# STATED EXERCISE
Could you copy exactly the lines from the start of the records through the one containing "const diagTpr = [0, 1];", both included, and leave out the pictures?

Begin RAW DATA

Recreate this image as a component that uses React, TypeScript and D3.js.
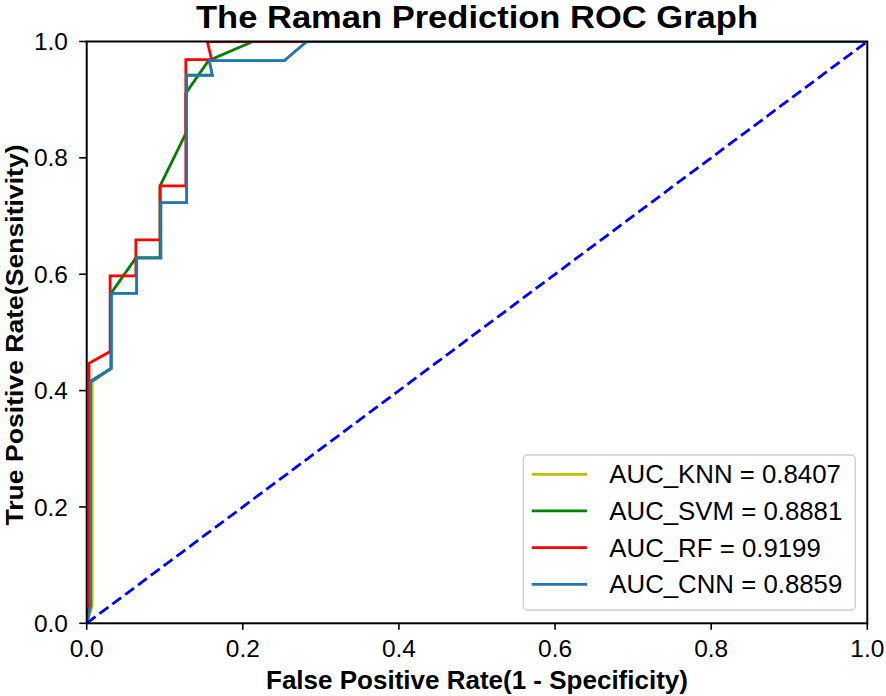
import React from "react";
import * as d3 from "d3";

const W = 886;
const H = 696;

// ROC series (false positive rate / true positive rate)
const knnFpr = [0, 0.007, 0.007, 0.0315, 0.0315, 0.064, 0.064, 0.095, 0.095, 0.128, 0.128, 0.161, 0.157, 0.253, 0.282, 1.0];
const knnTpr = [0, 0.03, 0.415, 0.438, 0.567, 0.567, 0.628, 0.628, 0.723, 0.723, 0.942, 0.942, 0.967, 0.967, 1.0, 1.0];

const svmFpr = [0, 0.004, 0.004, 0.031, 0.031, 0.063, 0.094, 0.094, 0.127, 0.127, 0.156, 0.213, 1.0];
const svmTpr = [0, 0.03, 0.415, 0.438, 0.567, 0.628, 0.628, 0.752, 0.842, 0.911, 0.967, 1.0, 1.0];

const rfFpr = [0, 0.003, 0.003, 0.030, 0.030, 0.063, 0.063, 0.094, 0.094, 0.127, 0.127, 0.160, 0.1545, 1.0];
const rfTpr = [0, 0.03, 0.447, 0.467, 0.597, 0.597, 0.659, 0.659, 0.752, 0.752, 0.969, 0.969, 1.0, 1.0];

const cnnFpr = [0, 0.005, 0.005, 0.0315, 0.0315, 0.064, 0.064, 0.095, 0.095, 0.128, 0.128, 0.161, 0.157, 0.253, 0.282, 1.0];
const cnnTpr = [0, 0.03, 0.415, 0.438, 0.567, 0.567, 0.628, 0.628, 0.723, 0.723, 0.942, 0.942, 0.967, 0.967, 1.0, 1.0];

const diagFpr = [0, 1];
const diagTpr = [0, 1];

const seriesNames = ["AUC_KNN = 0.8407", "AUC_SVM = 0.8881", "AUC_RF = 0.9199", "AUC_CNN = 0.8859"];
const seriesColors = ["#bfbf00", "#008000", "#ff0000", "#1f77b4"];

const xTicks = [0, 0.2, 0.4, 0.6, 0.8, 1.0];
const yTicks = [0, 0.2, 0.4, 0.6, 0.8, 1.0];

const titleText = "The Raman Prediction ROC Graph";
const xLabel = "False Positive Rate(1 - Specificity)";
const yLabel = "True Positive Rate(Sensitivity)";

const FONT = "'Liberation Sans', Arial, Helvetica, sans-serif";

export default function App() {
  const left = 86.7;
  const right = 867.3;
  const top = 41.5;
  const bottom = 623.3;

  const x = d3.scaleLinear().domain([0, 1]).range([left, right]);
  const y = d3.scaleLinear().domain([0, 1]).range([bottom, top]);

  const line = d3
    .line<[number, number]>()
    .x((d) => x(d[0]))
    .y((d) => y(d[1]));

  const zip = (a: number[], b: number[]) => a.map((v, i) => [v, b[i]] as [number, number]);
  const series = [
    zip(knnFpr, knnTpr),
    zip(svmFpr, svmTpr),
    zip(rfFpr, rfTpr),
    zip(cnnFpr, cnnTpr),
  ];

  const legX = 523.3;
  const legY = 455;
  const legW = 332;
  const legH = 155;
  const rowY = [474.3, 510.8, 547.6, 584.3];

  return (
    <svg width={W} height={H} style={{ display: "block", position: "absolute", left: 0, top: 0, background: "#fff" }} fontFamily={FONT}>
      <defs>
        <clipPath id="plotClip">
          <rect x={left} y={top} width={right - left} height={bottom - top} />
        </clipPath>
      </defs>
      <rect x={0} y={0} width={W} height={H} fill="#fff" />

      <g clipPath="url(#plotClip)">
        {series.map((s, i) => (
          <path key={i} d={line(s) || ""} fill="none" stroke={seriesColors[i]} strokeWidth={2.8} strokeLinejoin="miter" />
        ))}
        <path d={line(zip(diagFpr, diagTpr)) || ""} fill="none" stroke="#0000ff" strokeWidth={2.8} strokeDasharray="11,5" />
      </g>

      {/* spines */}
      <rect x={left} y={top} width={right - left} height={bottom - top} fill="none" stroke="#000" strokeWidth={2} />

      {/* x ticks */}
      {xTicks.map((t) => (
        <g key={"x" + t}>
          <line x1={x(t)} x2={x(t)} y1={bottom} y2={bottom + 6.5} stroke="#000" strokeWidth={1.6} />
          <text x={x(t)} y={656.5} textAnchor="middle" fontSize={24.5} fill="#000">
            {t.toFixed(1)}
          </text>
        </g>
      ))}

      {/* y ticks */}
      {yTicks.map((t) => (
        <g key={"y" + t}>
          <line x1={left - 7.5} x2={left} y1={y(t)} y2={y(t)} stroke="#000" strokeWidth={1.6} />
          <text x={68} y={y(t)} dy="0.35em" textAnchor="end" fontSize={24.5} fill="#000">
            {t.toFixed(1)}
          </text>
        </g>
      ))}

      {/* title */}
      <text x={477} y={28.2} textAnchor="middle" fontSize={31} fontWeight="bold" fill="#000" textLength={562} lengthAdjust="spacingAndGlyphs">
        {titleText}
      </text>

      {/* axis labels */}
      <text x={477} y={689.3} textAnchor="middle" fontSize={26} fontWeight="bold" fill="#000">
        {xLabel}
      </text>
      <text transform={`translate(22.5, 335) rotate(-90)`} textAnchor="middle" fontSize={23} fontWeight="bold" fill="#000" textLength={381} lengthAdjust="spacingAndGlyphs">
        {yLabel}
      </text>

      {/* legend */}
      <rect x={legX} y={legY} width={legW} height={legH} rx={4} ry={4} fill="#fff" fillOpacity={0.8} stroke="#cccccc" strokeWidth={1.3} />
      {seriesNames.map((name, i) => (
        <g key={name}>
          <line x1={531.7} x2={587} y1={rowY[i]} y2={rowY[i]} stroke={seriesColors[i]} strokeWidth={2.8} />
          <text x={609.3} y={rowY[i]} dy="0.35em" fontSize={25.8} fill="#000">
            {name}
          </text>
        </g>
      ))}
    </svg>
  );
}
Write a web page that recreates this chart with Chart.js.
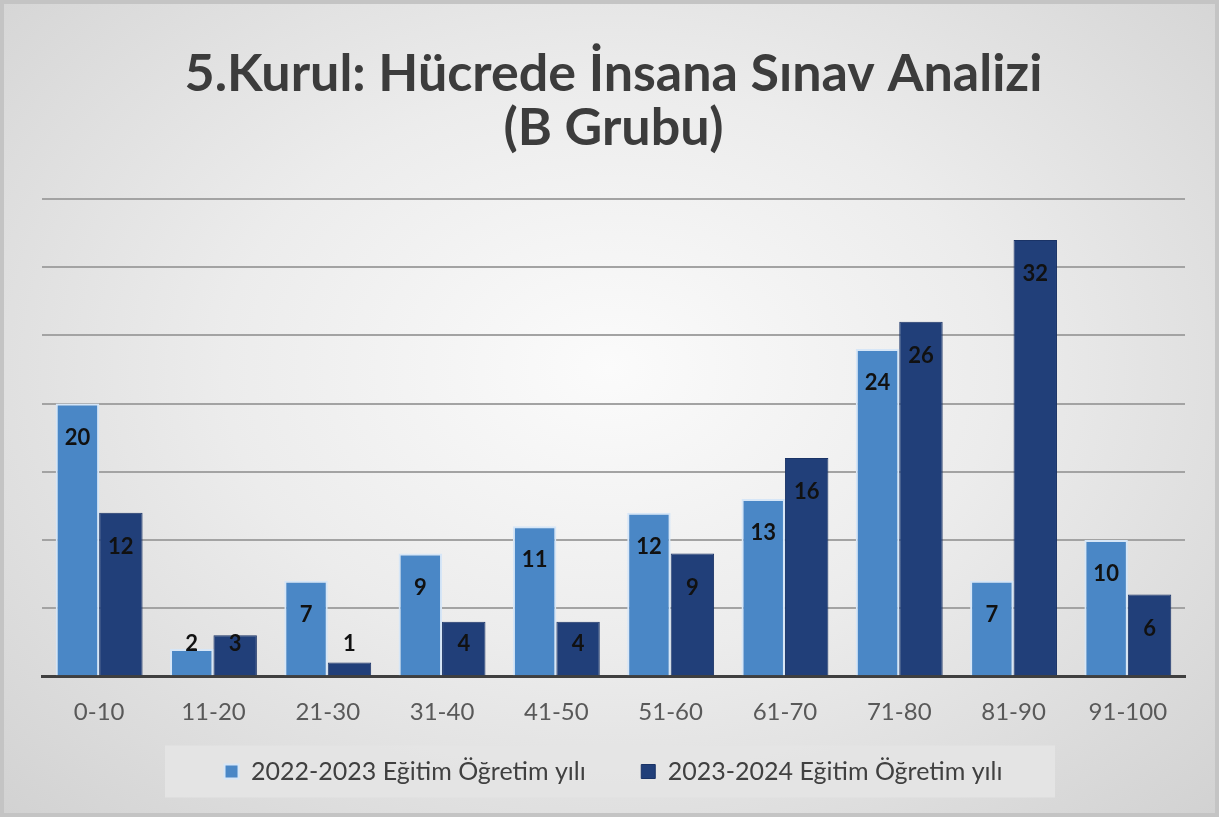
<!DOCTYPE html>
<html>
<head>
<meta charset="utf-8">
<script src="https://cdn.jsdelivr.net/npm/chart.js@4"></script>
<style>
  html, body { margin: 0; padding: 0; }
  #wrap {
    width: 1219px; height: 817px; box-sizing: border-box;
    border: 4px solid #c4c4c4;
    background: radial-gradient(ellipse at 50% 45%, #fbfbfb 0%, #ececec 45%, #d2d2d2 100%);
  }
</style>
</head>
<body>
<div id="wrap"><canvas id="sinavChart" width="1211" height="809"></canvas></div>
<script>
const categories = ['0-10', '11-20', '21-30', '31-40', '41-50', '51-60', '61-70', '71-80', '81-90', '91-100'];
const seriesNames = ['2022-2023 Eğitim Öğretim yılı', '2023-2024 Eğitim Öğretim yılı'];
const values2022 = [20, 2, 7, 9, 11, 12, 13, 24, 7, 10];
const values2023 = [12, 3, 1, 4, 4, 9, 16, 26, 32, 6];
const yTicks = [0, 5, 10, 15, 20, 25, 30, 35];

const FONT = 'Lato, "Open Sans", sans-serif';

// gray box behind the legend
const legendBox = {
  id: 'legendBox',
  beforeDraw(chart) {
    const l = chart.legend;
    if (!l) return;
    const c = chart.ctx;
    const mid = l.legendHitBoxes.length ? l.legendHitBoxes[0].top + l.legendHitBoxes[0].height / 2 : l.top + l.height / 2;
    c.save();
    c.fillStyle = 'rgba(228,228,228,0.9)';
    c.fillRect(161, mid - 26, 890, 52);
    c.restore();
  }
};

// value labels near the top of each bar, like Excel "inside end"
const barLabels = {
  id: 'barLabels',
  afterDatasetsDraw(chart) {
    const c = chart.ctx;
    const base = chart.scales.y.getPixelForValue(0);
    c.save();
    c.font = 'bold 22px ' + FONT;
    c.fillStyle = '#111111';
    c.textAlign = 'center';
    c.textBaseline = 'middle';
    chart.data.datasets.forEach((ds, i) => {
      chart.getDatasetMeta(i).data.forEach((bar, j) => {
        const y = Math.min(bar.y + 34, base - 32);
        c.fillText(ds.data[j], bar.x, y);
      });
    });
    c.restore();
  }
};

new Chart(document.getElementById('sinavChart'), {
  type: 'bar',
  data: {
    labels: categories,
    datasets: [{
      label: seriesNames[0],
      data: values2022,
      backgroundColor: '#4a87c6',
      borderColor: '#d6e6f7',
      borderWidth: 2,
      borderSkipped: 'bottom'
    }, {
      label: seriesNames[1],
      data: values2023,
      backgroundColor: '#213f79',
      borderColor: '#1a3366',
      borderWidth: 1,
      borderSkipped: 'bottom'
    }]
  },
  options: {
    responsive: false,
    animation: false,
    categoryPercentage: 0.76,
    barPercentage: 1.0,
    layout: { padding: { top: 43, left: 38, right: 30, bottom: 19 } },
    scales: {
      x: {
        grid: { display: false },
        border: { color: '#3f3f3f', width: 3 },
        ticks: { color: '#595959', font: { family: FONT, size: 24 }, padding: 14 }
      },
      y: {
        min: 0, max: 35,
        afterBuildTicks(axis) { axis.ticks = yTicks.map(v => ({ value: v })); },
        ticks: { display: false },
        border: { display: false },
        grid: { color: '#a3a3a3', lineWidth: 2, drawTicks: false }
      }
    },
    plugins: {
      title: {
        display: true,
        text: ['5.Kurul: Hücrede İnsana Sınav Analizi', '(B Grubu)'],
        color: '#3c3c3c',
        font: { family: FONT, size: 52, weight: 'bold', lineHeight: 1.04 },
        padding: { top: 0, bottom: 44 }
      },
      legend: {
        position: 'bottom',
        labels: {
          color: '#404040',
          font: { family: FONT, size: 25 },
          boxWidth: 14, boxHeight: 14,
          padding: 18,
          generateLabels(chart) {
            const items = Chart.defaults.plugins.legend.labels.generateLabels(chart);
            items[0].text += '\u2003\u2003';
            return items;
          }
        }
      },
      tooltip: { enabled: false }
    }
  },
  plugins: [legendBox, barLabels]
});
</script>
</body>
</html>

End RAW DATA

# WRITTEN SOLUTION
Recreate this image as a component that uses React, TypeScript and D3.js.
import React from "react";
import * as d3 from "d3";

const W = 886;
const H = 696;

// ROC series (false positive rate / true positive rate)
const knnFpr = [0, 0.007, 0.007, 0.0315, 0.0315, 0.064, 0.064, 0.095, 0.095, 0.128, 0.128, 0.161, 0.157, 0.253, 0.282, 1.0];
const knnTpr = [0, 0.03, 0.415, 0.438, 0.567, 0.567, 0.628, 0.628, 0.723, 0.723, 0.942, 0.942, 0.967, 0.967, 1.0, 1.0];

const svmFpr = [0, 0.004, 0.004, 0.031, 0.031, 0.063, 0.094, 0.094, 0.127, 0.127, 0.156, 0.213, 1.0];
const svmTpr = [0, 0.03, 0.415, 0.438, 0.567, 0.628, 0.628, 0.752, 0.842, 0.911, 0.967, 1.0, 1.0];

const rfFpr = [0, 0.003, 0.003, 0.030, 0.030, 0.063, 0.063, 0.094, 0.094, 0.127, 0.127, 0.160, 0.1545, 1.0];
const rfTpr = [0, 0.03, 0.447, 0.467, 0.597, 0.597, 0.659, 0.659, 0.752, 0.752, 0.969, 0.969, 1.0, 1.0];

const cnnFpr = [0, 0.005, 0.005, 0.0315, 0.0315, 0.064, 0.064, 0.095, 0.095, 0.128, 0.128, 0.161, 0.157, 0.253, 0.282, 1.0];
const cnnTpr = [0, 0.03, 0.415, 0.438, 0.567, 0.567, 0.628, 0.628, 0.723, 0.723, 0.942, 0.942, 0.967, 0.967, 1.0, 1.0];

const diagFpr = [0, 1];
const diagTpr = [0, 1];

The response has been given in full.